As Daniel Hillel explains, "The actual length of the path traversed by an average parcel of liquid is greater than the soil column length L, owing to the labyrinthine, or tortuous, nature of the pore passages...Tortuosity can be defined as the average ratio of the actual roundabout path to the apparent, or straight, flow path," (p177, Fundamentals of Soil Physics, Academic Press, 1980).


So, let's calculate and compare the tortuosity of a corner complex on a traditional F1 circuit to that on a modern Hermann Tilke designed circuit. In particular, let's compare the Becketts sequence at Silverstone with the Turn 1/2/3 complex at Shanghai.

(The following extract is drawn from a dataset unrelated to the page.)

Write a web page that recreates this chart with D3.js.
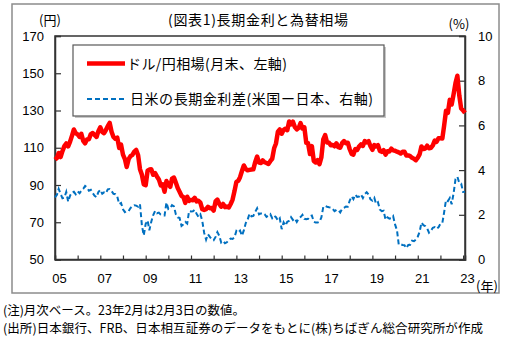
<!DOCTYPE html>
<html><head><meta charset="utf-8">
<script src="https://cdn.jsdelivr.net/npm/d3@7"></script>
<style>
html,body{margin:0;padding:0;background:#fff;}
svg{display:block;}
text{font-family:"Liberation Sans",Arial,"Noto Sans CJK JP",sans-serif;fill:#000;}
.jp{font-family:"Noto Sans CJK JP","Liberation Sans",sans-serif;}
</style></head>
<body>
<script>
// ---- data ----
const startYear = 2005, startMonth = 0; // Jan 2005, monthly to Feb 2023
const usdjpy = [
103.6,104.5,107.2,105.0,108.2,110.9,112.3,110.7,113.3,116.4,119.8,117.8,
117.2,115.8,117.5,113.7,112.4,114.5,114.6,117.3,117.9,116.9,115.8,118.9,
121.0,118.5,117.8,119.5,121.6,123.3,118.6,115.8,114.8,115.4,109.9,111.7,
106.3,103.9,99.7,103.9,105.5,106.2,107.9,108.8,106.0,98.5,95.5,90.3,
89.9,97.7,98.3,98.4,95.5,96.4,94.6,93.0,89.8,90.3,86.4,92.1,
90.3,89.0,93.4,94.0,91.3,88.4,86.4,84.2,83.5,80.4,83.7,81.5,
82.0,81.8,83.1,81.2,81.5,80.5,77.0,76.6,77.0,78.3,77.5,77.6,
76.3,81.2,82.2,79.8,78.4,79.8,78.1,78.4,77.9,79.8,82.2,86.6,
91.7,92.3,94.2,97.5,100.5,98.6,97.9,98.1,98.3,98.4,102.4,105.3,
102.0,101.8,103.2,102.2,101.8,101.3,102.8,104.1,109.7,112.3,118.6,119.8,
117.5,119.6,120.2,119.4,124.1,122.5,124.0,121.1,119.9,120.6,123.2,120.4,
121.0,112.6,112.4,106.6,110.9,102.9,102.1,103.3,101.2,104.8,114.5,116.8,
112.8,112.7,111.4,111.5,110.8,112.4,110.3,110.0,112.5,113.6,112.4,112.7,
109.2,106.7,106.3,109.3,108.8,110.7,111.8,111.0,113.6,112.9,113.5,110.8,
108.9,111.4,110.7,111.4,108.3,107.8,108.7,106.3,108.1,108.0,109.5,108.6,
108.4,107.9,107.5,106.9,107.8,107.8,105.8,105.9,105.5,104.6,104.1,103.3,
104.7,106.6,110.7,109.3,109.6,111.1,109.7,110.0,111.3,113.9,113.2,115.1,
115.1,115.0,121.7,129.8,128.7,135.7,133.2,138.7,144.7,148.7,138.1,131.1,
130.1,128.7
];
const spread = [
2.78,2.89,3.16,2.94,2.74,2.77,3.02,2.59,2.86,3.00,3.03,2.92,
3.05,2.97,3.08,3.16,3.29,3.22,3.08,3.12,2.97,2.85,2.79,3.02,
3.12,2.94,3.00,2.96,3.14,3.15,3.06,2.94,2.92,2.82,2.48,2.53,
2.25,2.12,2.17,2.16,2.30,2.39,2.43,2.41,2.36,2.48,1.52,1.08,
1.60,1.75,1.31,1.69,1.98,2.17,2.07,2.10,2.01,1.98,1.97,2.55,
2.26,2.30,2.43,2.38,2.03,1.88,1.86,1.50,1.57,1.68,1.61,2.17,
2.15,2.16,2.22,2.05,1.91,2.02,1.74,1.19,0.89,1.13,1.01,0.90,
0.86,1.01,1.22,1.06,0.76,0.83,0.73,0.77,0.88,0.94,0.92,0.99,
1.28,1.21,1.29,1.07,1.30,1.63,1.78,2.05,1.93,1.95,2.13,2.29,
2.02,2.06,2.08,2.03,1.91,1.97,2.03,1.85,1.96,1.89,1.74,1.84,
1.36,1.66,1.52,1.69,1.73,1.89,1.77,1.84,1.68,1.83,1.90,2.00,
1.82,1.80,1.82,1.94,1.97,1.69,1.65,1.65,1.69,1.88,2.35,2.40,
2.36,2.34,2.33,2.27,2.16,2.22,2.22,2.11,2.27,2.31,2.37,2.36,
2.64,2.82,2.70,2.90,2.80,2.82,2.91,2.75,2.93,3.01,2.90,2.69,
2.63,2.76,2.49,2.56,2.24,2.16,2.18,1.78,1.89,1.83,1.85,1.94,
1.57,1.31,0.66,0.68,0.65,0.64,0.51,0.65,0.66,0.84,0.82,0.89,
1.02,1.25,1.65,1.54,1.50,1.40,1.20,1.29,1.42,1.45,1.37,1.44,
1.60,1.63,2.10,2.66,2.61,2.75,2.47,2.96,3.59,3.70,3.43,3.40,
3.02,3.03
];
const leftTicks = [50,70,90,110,130,150,170];
const rightTicks = [0,2,4,6,8,10];
const xTickLabels = ["05","07","09","11","13","15","17","19","21","23"];
const title = "(図表1)長期金利と為替相場";
const legendLabels = ["ドル/円相場(月末、左軸)", "日米の長期金利差(米国ー日本、右軸)"];
const notes = ["(注)月次ベース。23年2月は2月3日の数値。", "(出所)日本銀行、FRB、日本相互証券のデータをもとに(株)ちばぎん総合研究所が作成"];

// ---- chart ----
const W = 513, H = 337;
const svg = d3.select("body").append("svg").attr("width", W).attr("height", H);
const L = 55, R = 465, T = 36, B = 259.5;

const dates = usdjpy.map((_, i) => new Date(startYear, startMonth + i, 1));
const x = d3.scaleTime().domain([dates[0], dates[dates.length - 1]]).range([L, R]);
const yL = d3.scaleLinear().domain([50, 170]).range([B, T]);
const yR = d3.scaleLinear().domain([0, 10]).range([B, T]);

// outer border
svg.append("rect").attr("x", 12).attr("y", 4).attr("width", 487).attr("height", 289)
  .attr("fill", "none").attr("stroke", "#8c8c8c").attr("stroke-width", 1.5);

// plot frame
svg.append("rect").attr("x", L).attr("y", T).attr("width", R - L).attr("height", B - T)
  .attr("fill", "none").attr("stroke", "#333").attr("stroke-width", 1.5);

// left axis
const axL = d3.axisLeft(yL).tickValues(leftTicks).tickSize(-6).tickPadding(11);
const gL = svg.append("g").attr("transform", `translate(${L},0)`).call(axL);
// right axis
const axR = d3.axisRight(yR).tickValues(rightTicks).tickSize(-6).tickPadding(13);
const gR = svg.append("g").attr("transform", `translate(${R},0)`).call(axR);
// bottom axis
const years = d3.range(startYear, 2024).map(y => new Date(y, 0, 1));
const axB = d3.axisBottom(x).tickValues(years).tickSize(-4).tickFormat("");
const gB = svg.append("g").attr("transform", `translate(0,${B})`).call(axB);
[gL, gR, gB].forEach(g => {
  g.select(".domain").attr("stroke", "#333").attr("stroke-width", 1.5);
  g.selectAll(".tick line").attr("stroke", "#333").attr("stroke-width", 1.2);
  g.selectAll("text").attr("font-size", 13).attr("font-family", "Liberation Sans, Arial, sans-serif").attr("fill", "#000");
});
gR.selectAll(".tick text").attr("text-anchor", "start").attr("dx", 0);

// x labels
svg.append("g").selectAll("text").data(xTickLabels).join("text")
  .attr("x", d => x(new Date(2000 + (+d), 0, 1)) + 4.5)
  .attr("y", 283)
  .attr("text-anchor", "middle").attr("font-size", 13).text(d => d);

// lines
const lineR = d3.line().x((d, i) => x(dates[i])).y(d => yL(d));
const lineB = d3.line().x((d, i) => x(dates[i])).y(d => yR(d));
svg.append("path").datum(spread).attr("d", lineB).attr("fill", "none")
  .attr("stroke", "#0070C0").attr("stroke-width", 2).attr("stroke-dasharray", "5,3");
svg.append("path").datum(usdjpy).attr("d", lineR).attr("fill", "none")
  .attr("stroke", "#FF0000").attr("stroke-width", 4.5).attr("stroke-linejoin", "round");

// titles / units
svg.append("text").attr("class", "jp").attr("x", 168).attr("y", 25)
  .attr("font-size", 14).attr("textLength", 180).attr("lengthAdjust", "spacing").text(title);
svg.append("text").attr("class", "jp").attr("x", 50).attr("y", 25).attr("text-anchor", "middle")
  .attr("font-size", 13).text("(円)");
svg.append("text").attr("class", "jp").attr("x", 459).attr("y", 29).attr("text-anchor", "middle")
  .attr("font-size", 13).text("(%)");
svg.append("text").attr("class", "jp").attr("x", 487).attr("y", 291).attr("text-anchor", "middle")
  .attr("font-size", 13).text("(年)");

// legend
const lg = svg.append("g");
lg.append("rect").attr("x", 75).attr("y", 47).attr("width", 311).attr("height", 71).attr("fill", "#c8c8c8");
lg.append("rect").attr("x", 73).attr("y", 45).attr("width", 311).attr("height", 71)
  .attr("fill", "#fff").attr("stroke", "#595959").attr("stroke-width", 1.2);
lg.append("line").attr("x1", 87).attr("x2", 125).attr("y1", 63.5).attr("y2", 63.5)
  .attr("stroke", "#FF0000").attr("stroke-width", 4.5);
lg.append("line").attr("x1", 87).attr("x2", 126).attr("y1", 99).attr("y2", 99)
  .attr("stroke", "#0070C0").attr("stroke-width", 2).attr("stroke-dasharray", "5,3");
lg.append("text").attr("class", "jp").attr("x", 127).attr("y", 68.5).attr("font-size", 14)
  .attr("textLength", 160).attr("lengthAdjust", "spacing").text(legendLabels[0]);
lg.append("text").attr("class", "jp").attr("x", 130).attr("y", 104).attr("font-size", 14)
  .attr("textLength", 243).attr("lengthAdjust", "spacing").text(legendLabels[1]);

// notes
svg.append("text").attr("class", "jp").attr("x", 3).attr("y", 315).attr("font-size", 12.5)
  .attr("textLength", 242).attr("lengthAdjust", "spacing").text(notes[0]);
svg.append("text").attr("class", "jp").attr("x", 3).attr("y", 333).attr("font-size", 12.5)
  .attr("textLength", 480).attr("lengthAdjust", "spacing").text(notes[1]);
</script>
</body></html>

Courtesy of Google Maps, the distance between the entry and exit of the Becketts sequence, as the crow flies, is about 517m. The distance along the path of the track is about 600m. Hence the tortuosity of Becketts is T = 600/517 = 1.2


The distance between the entry to Turn 1, and Turn 4 at Shanghai, as the crow flies, is about 145m. The distance along the path of the track is about 650m. Hence, the tortuosity of the opening corner sequence at Shanghai is T = 650/145 = 4.5

So, the tortuosity factor of a modern F1 corner complex can be as much as 3.75 times greater than that of a more traditional sequence. Which is a way of placing a number on how much F1 has lost its soul.